Pakistan Distances Itself from Bounty on Anti-Islam Filmmaker
The Pakistani government sought to distance itself on Monday from the government minister who offered a $100,000 cash reward to anyone who kills the maker of the anti-Islam film that has been widely accused of sparking the protests throughout the Muslim world, saying the offer doesn't represent official government policy.
While many in the predominantly Muslim country welcomed the offer made by Haji Ghulam Ahmad Bilour, the country’s minister of railways, the foreign ministry in Islamabad made it clear, just hours after President Asif Ali Zardar landed in New York for the UN General Assembly meeting, that he bounty offer reflected Bilour's "personal view and had nothing to do with the official policy of the government of Pakistan."
Bilour said on Saturday that he would pay the reward money out of his own pocket and called on al Qaeda and the Taliban to continue striving toward the "noble cause" of eliminating the filmmaker.
The film, entitled "Innocence of Muslims," has enraged Muslims around for its portrayal of the Prophet Muhammad as a fraud, a womanizer and a child molester.

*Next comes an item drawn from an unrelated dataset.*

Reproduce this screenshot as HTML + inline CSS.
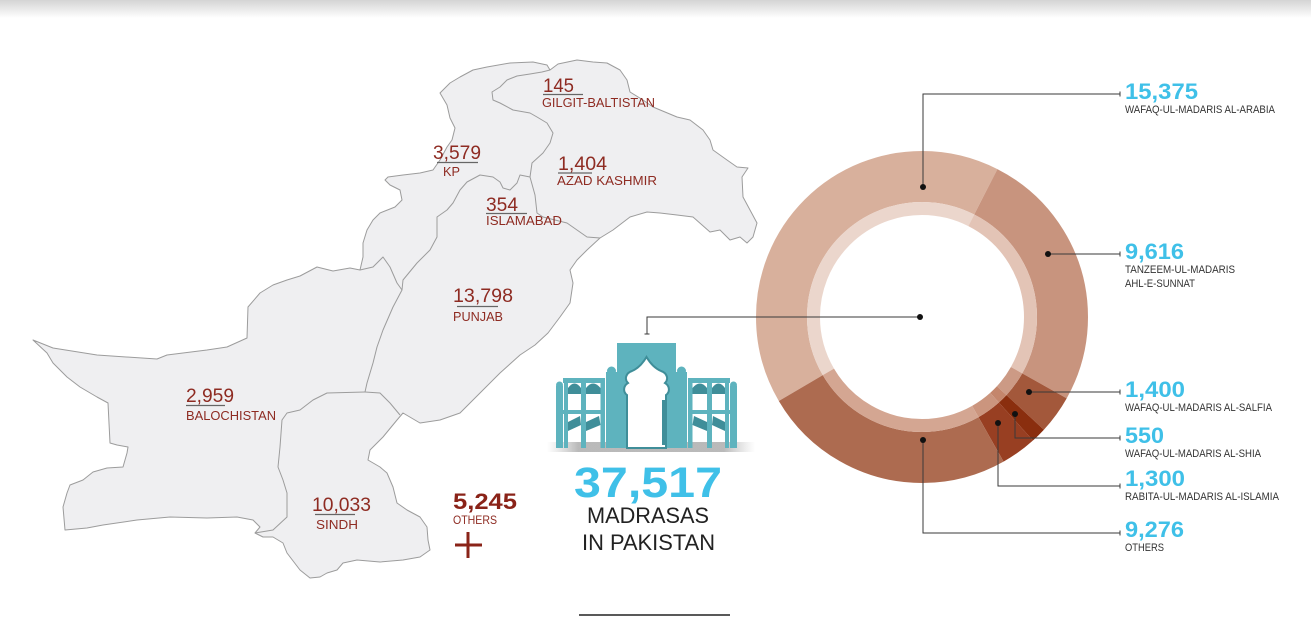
<!DOCTYPE html>
<html>
<head>
<meta charset="utf-8">
<style>
html,body{margin:0;padding:0;background:#fff;}
svg{display:block;}
text{font-family:"Liberation Sans",sans-serif;}
</style>
</head>
<body>
<svg width="1311" height="617" viewBox="0 0 1311 617" xmlns="http://www.w3.org/2000/svg">
<defs>
  <linearGradient id="topg" x1="0" y1="0" x2="0" y2="1">
    <stop offset="0" stop-color="#d4d4d4"/>
    <stop offset="1" stop-color="#ffffff"/>
  </linearGradient>
  <linearGradient id="shad" x1="0" y1="0" x2="1" y2="0">
    <stop offset="0" stop-color="#bdbdbd" stop-opacity="0"/>
    <stop offset="0.15" stop-color="#a8a8a8" stop-opacity="0.8"/>
    <stop offset="0.85" stop-color="#a8a8a8" stop-opacity="0.8"/>
    <stop offset="1" stop-color="#bdbdbd" stop-opacity="0"/>
  </linearGradient>
</defs>

<!-- top gray band -->
<rect x="0" y="0" width="1311" height="18" fill="url(#topg)"/>

<!-- MAP -->
<g fill="#efeff1" stroke="#9c9c9c" stroke-width="1" stroke-linejoin="round">
<path d="M33,340 L53,348 L97,355 L157,359 L167,355 L207,350 L227,347 L247,338 L248,307 L260,293 L273,285 L287,280 L300,276 L317,267 L333,271 L350,268 L360,270 L363,257 L363,243 L367,230 L373,220 L380,213 L395,207 L402,200 L400,190 L390,185 L385,180 L388,177 L403,175 L420,173 L433,170 L440,160 L447,147 L452,140 L455,128 L450,118 L447,105 L440,93 L450,83 L460,77 L473,70 L487,67 L510,63 L533,62 L547,65 L550,70 L558,64 L577,60 L593,62 L607,63 L620,70 L627,80 L630,92 L643,100 L653,107 L677,117 L690,120 L703,130 L710,140 L713,150 L727,160 L737,167 L748,168 L742,177 L743,197 L750,210 L757,223 L753,237 L747,243 L740,237 L730,240 L720,230 L710,232 L693,217 L677,215 L660,213 L647,212 L630,217 L613,230 L600,238 L587,250 L577,260 L570,270 L573,283 L570,303 L560,317 L548,333 L535,345 L520,355 L500,373 L480,393 L460,413 L440,420 L420,423 L403,413 L397,420 L383,437 L370,450 L368,460 L380,467 L387,473 L393,487 L397,503 L407,510 L420,517 L427,527 L428,540 L430,550 L420,557 L403,560 L380,562 L357,560 L343,563 L337,570 L327,573 L320,577 L310,578 L300,570 L287,553 L283,543 L273,537 L263,537 L255,533 L260,527 L253,520 L237,517 L207,518 L170,517 L137,520 L103,525 L87,528 L65,530 L63,507 L67,493 L70,485 L83,480 L93,472 L107,468 L123,467 L127,453 L128,447 L117,445 L110,443 L108,403 L97,397 L80,387 L67,377 L53,363 L47,353 Z"/>
</g>
<g fill="none" stroke="#9c9c9c" stroke-width="1" stroke-linejoin="round">
  <polyline points="360,270 373,267 383,257 390,267 397,283 402,290 393,307 383,330 377,347 373,363 367,383 365,392"/>
  <polyline points="365,392 327,393 313,400 300,410 287,413 282,420 280,447 278,467 283,480 287,493 287,517 273,530 255,533"/>
  <polyline points="365,392 380,393 390,403 400,415"/>
  <polyline points="402,290 403,280 417,263 430,250 437,237 437,217 447,210 453,203 460,190 467,182 480,175 493,177 500,182 503,188 510,190 517,183 520,175 530,177"/>
  <polyline points="530,177 532,163 543,153 550,143 553,133 547,123 537,117 530,113 513,110 500,103 493,100 492,92 500,87 507,80 517,76 530,74 542,72 550,70"/>
  <polyline points="530,177 535,195 537,213 543,217 567,223 577,230 587,237 600,238"/>
</g>

<!-- map labels -->
<g fill="#8e2b22">
  <text x="543" y="92" font-size="19" textLength="31" lengthAdjust="spacingAndGlyphs">145</text>
  <text x="542" y="107" font-size="13" textLength="113" lengthAdjust="spacingAndGlyphs">GILGIT-BALTISTAN</text>
  <text x="433" y="159" font-size="19" textLength="48" lengthAdjust="spacingAndGlyphs">3,579</text>
  <text x="443" y="176" font-size="13" textLength="17" lengthAdjust="spacingAndGlyphs">KP</text>
  <text x="558" y="170" font-size="19" textLength="49" lengthAdjust="spacingAndGlyphs">1,404</text>
  <text x="557" y="185" font-size="13" textLength="100" lengthAdjust="spacingAndGlyphs">AZAD KASHMIR</text>
  <text x="486" y="211" font-size="19" textLength="32" lengthAdjust="spacingAndGlyphs">354</text>
  <text x="486" y="225" font-size="13" textLength="76" lengthAdjust="spacingAndGlyphs">ISLAMABAD</text>
  <text x="453" y="302" font-size="19" textLength="60" lengthAdjust="spacingAndGlyphs">13,798</text>
  <text x="453" y="321" font-size="13" textLength="50" lengthAdjust="spacingAndGlyphs">PUNJAB</text>
  <text x="186" y="402" font-size="19" textLength="48" lengthAdjust="spacingAndGlyphs">2,959</text>
  <text x="186" y="420" font-size="13" textLength="90" lengthAdjust="spacingAndGlyphs">BALOCHISTAN</text>
  <text x="312" y="511" font-size="19" textLength="59" lengthAdjust="spacingAndGlyphs">10,033</text>
  <text x="316" y="529" font-size="13" textLength="42" lengthAdjust="spacingAndGlyphs">SINDH</text>
  <text x="453" y="509" font-size="22" font-weight="bold" fill="#8a2318" textLength="64" lengthAdjust="spacingAndGlyphs">5,245</text>
  <text x="453" y="524" font-size="12" textLength="44" lengthAdjust="spacingAndGlyphs">OTHERS</text>
</g>
<g stroke="#666" stroke-width="1.3">
  <line x1="543" y1="94.5" x2="583" y2="94.5"/>
  <line x1="437" y1="162.5" x2="478" y2="162.5"/>
  <line x1="558" y1="173" x2="592" y2="173"/>
  <line x1="486" y1="213.5" x2="527" y2="213.5"/>
  <line x1="457" y1="306.5" x2="498" y2="306.5"/>
  <line x1="186" y1="405.5" x2="225" y2="405.5"/>
  <line x1="315" y1="514.5" x2="355" y2="514.5"/>
</g>
<g stroke="#8a2318" stroke-width="3">
  <line x1="455" y1="545" x2="482" y2="545"/>
  <line x1="468" y1="532" x2="468" y2="558"/>
</g>

<!-- BUILDING -->
<rect x="547" y="442" width="208" height="10" fill="url(#shad)"/>
<g id="lw">
  <g fill="#5eb3be">
    <rect x="556" y="386" width="7" height="62"/>
    <circle cx="559.5" cy="385" r="3.5"/>
    <rect x="563" y="378" width="42" height="5"/>
    <rect x="564" y="378" width="4" height="70"/>
    <rect x="581" y="378" width="5" height="70"/>
    <rect x="600.5" y="378" width="4.5" height="70"/>
    <rect x="563" y="410" width="42" height="4"/>
  </g>
  <g fill="#3f8e99">
    <path d="M568,394 L568,388 Q574.5,379 581,388 L581,394 Z"/>
    <path d="M586,394 L586,388 Q593,379 600.5,388 L600.5,394 Z"/>
    <path d="M568,431 L568,422 L580,416 L581,425 Z"/>
    <path d="M586,431 L586,422 L599,416 L600.5,425 Z"/>
  </g>
</g>
<g transform="translate(1293,0) scale(-1,1)">
  <use href="#lw"/>
</g>
<g fill="#5eb3be">
  <rect x="606" y="372" width="11" height="76"/>
  <circle cx="611.5" cy="371" r="4.5"/>
  <rect x="676" y="372" width="11" height="76"/>
  <circle cx="681.5" cy="371" r="4.5"/>
  <rect x="617" y="343" width="59" height="105"/>
</g>
<path d="M627,448 V395 C623,392 623,386 628,383 C624,379 626,373 632,371 C639,368 643,363 646.5,357 C650,363 654,368 661,371 C667,373 669,379 665,383 C670,386 670,392 666,395 V448 Z" fill="#fff" stroke="#3f8e99" stroke-width="2"/>
<rect x="662" y="400" width="4.5" height="45" fill="#3f8e99"/>

<!-- center texts -->
<text x="574" y="497" font-size="43" font-weight="bold" fill="#3fc0e8" textLength="148" lengthAdjust="spacingAndGlyphs">37,517</text>
<text x="587" y="523" font-size="22" fill="#222" textLength="122" lengthAdjust="spacingAndGlyphs">MADRASAS</text>
<text x="582" y="550" font-size="22" fill="#222" textLength="133" lengthAdjust="spacingAndGlyphs">IN PAKISTAN</text>

<!-- DONUT -->
<g transform="rotate(-90 922 317)" fill="none">
  <circle cx="922" cy="317" r="140.5" stroke="#d8b09c" stroke-width="51" stroke-dasharray="361.70 521.09" stroke-dashoffset="-587.30"/>
  <circle cx="922" cy="317" r="140.5" stroke="#c8947e" stroke-width="51" stroke-dasharray="226.34 656.45" stroke-dashoffset="-66.21"/>
  <circle cx="922" cy="317" r="140.5" stroke="#a3583b" stroke-width="51" stroke-dasharray="32.86 849.93" stroke-dashoffset="-292.55"/>
  <circle cx="922" cy="317" r="140.5" stroke="#8a2e0e" stroke-width="51" stroke-dasharray="13.00 869.79" stroke-dashoffset="-325.41"/>
  <circle cx="922" cy="317" r="140.5" stroke="#983f22" stroke-width="51" stroke-dasharray="30.65 852.14" stroke-dashoffset="-338.40"/>
  <circle cx="922" cy="317" r="140.5" stroke="#ad6b50" stroke-width="51" stroke-dasharray="218.25 664.54" stroke-dashoffset="-369.06"/>
  <circle cx="922" cy="317" r="108.5" stroke="#ebd6cc" stroke-width="13" stroke-dasharray="279.32 402.41" stroke-dashoffset="-453.54"/>
  <circle cx="922" cy="317" r="108.5" stroke="#e3c4b6" stroke-width="13" stroke-dasharray="174.79 506.94" stroke-dashoffset="-51.13"/>
  <circle cx="922" cy="317" r="108.5" stroke="#cc9a85" stroke-width="13" stroke-dasharray="25.38 656.35" stroke-dashoffset="-225.92"/>
  <circle cx="922" cy="317" r="108.5" stroke="#c4866c" stroke-width="13" stroke-dasharray="10.04 671.69" stroke-dashoffset="-251.29"/>
  <circle cx="922" cy="317" r="108.5" stroke="#cb957e" stroke-width="13" stroke-dasharray="23.67 658.06" stroke-dashoffset="-261.33"/>
  <circle cx="922" cy="317" r="108.5" stroke="#d4a692" stroke-width="13" stroke-dasharray="168.54 513.19" stroke-dashoffset="-285.00"/>
</g>

<!-- leader lines -->
<g fill="none" stroke="#3a3a3a" stroke-width="1">
  <polyline points="920,317 647,317 647,334"/>
  <line x1="644.5" y1="334" x2="649.5" y2="334"/>
  <polyline points="923,187 923,94 1120,94"/>
  <polyline points="1048,254 1120,254"/>
  <polyline points="1029,392 1120,392"/>
  <polyline points="1015,414 1015,438 1120,438"/>
  <polyline points="998,423 998,486 1120,486"/>
  <polyline points="923,440 923,533 1120,533"/>
  <line x1="1120" y1="91.5" x2="1120" y2="96.5"/>
  <line x1="1120" y1="251.5" x2="1120" y2="256.5"/>
  <line x1="1120" y1="389.5" x2="1120" y2="394.5"/>
  <line x1="1120" y1="435.5" x2="1120" y2="440.5"/>
  <line x1="1120" y1="483.5" x2="1120" y2="488.5"/>
  <line x1="1120" y1="530.5" x2="1120" y2="535.5"/>
</g>
<g fill="#111">
  <circle cx="920" cy="317" r="3"/>
  <circle cx="923" cy="187" r="3"/>
  <circle cx="1048" cy="254" r="3"/>
  <circle cx="1029" cy="392" r="3"/>
  <circle cx="1015" cy="414" r="3"/>
  <circle cx="998" cy="423" r="3"/>
  <circle cx="923" cy="440" r="3"/>
</g>

<!-- right labels -->
<g fill="#3fc0e8" font-weight="bold" font-size="22">
  <text x="1125" y="99" textLength="73" lengthAdjust="spacingAndGlyphs">15,375</text>
  <text x="1125" y="259" textLength="59" lengthAdjust="spacingAndGlyphs">9,616</text>
  <text x="1125" y="397" textLength="60" lengthAdjust="spacingAndGlyphs">1,400</text>
  <text x="1125" y="443" textLength="39" lengthAdjust="spacingAndGlyphs">550</text>
  <text x="1125" y="486" textLength="60" lengthAdjust="spacingAndGlyphs">1,300</text>
  <text x="1125" y="537" textLength="59" lengthAdjust="spacingAndGlyphs">9,276</text>
</g>
<g fill="#333" font-size="11">
  <text x="1125" y="113" textLength="150" lengthAdjust="spacingAndGlyphs">WAFAQ-UL-MADARIS AL-ARABIA</text>
  <text x="1125" y="273" textLength="110" lengthAdjust="spacingAndGlyphs">TANZEEM-UL-MADARIS</text>
  <text x="1125" y="287" textLength="70" lengthAdjust="spacingAndGlyphs">AHL-E-SUNNAT</text>
  <text x="1125" y="411" textLength="147" lengthAdjust="spacingAndGlyphs">WAFAQ-UL-MADARIS AL-SALFIA</text>
  <text x="1125" y="457" textLength="136" lengthAdjust="spacingAndGlyphs">WAFAQ-UL-MADARIS AL-SHIA</text>
  <text x="1125" y="500" textLength="154" lengthAdjust="spacingAndGlyphs">RABITA-UL-MADARIS AL-ISLAMIA</text>
  <text x="1125" y="551" textLength="39" lengthAdjust="spacingAndGlyphs">OTHERS</text>
</g>

<!-- bottom line -->
<line x1="579" y1="615" x2="730" y2="615" stroke="#222" stroke-width="1.5"/>
</svg>
</body>
</html>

Approximately 50 people, including the U.S. ambassador to Libya, have been killed in violent protests that the Arab world claims were ginited in response to the amateur video, despite such allegations being unfunded and merely a timely excuse to renew the bloodshed.
On Friday, Pakistan observed a national holiday, which it termed the "Day of Love for the Prophet," and called on people to go out on the streets to peacefully protest against the anti-Islam film.
The demonstrations turned violent, however, resulting in the death of at least 21 people. Protesters set fire to government and public property including a church and several cinemas.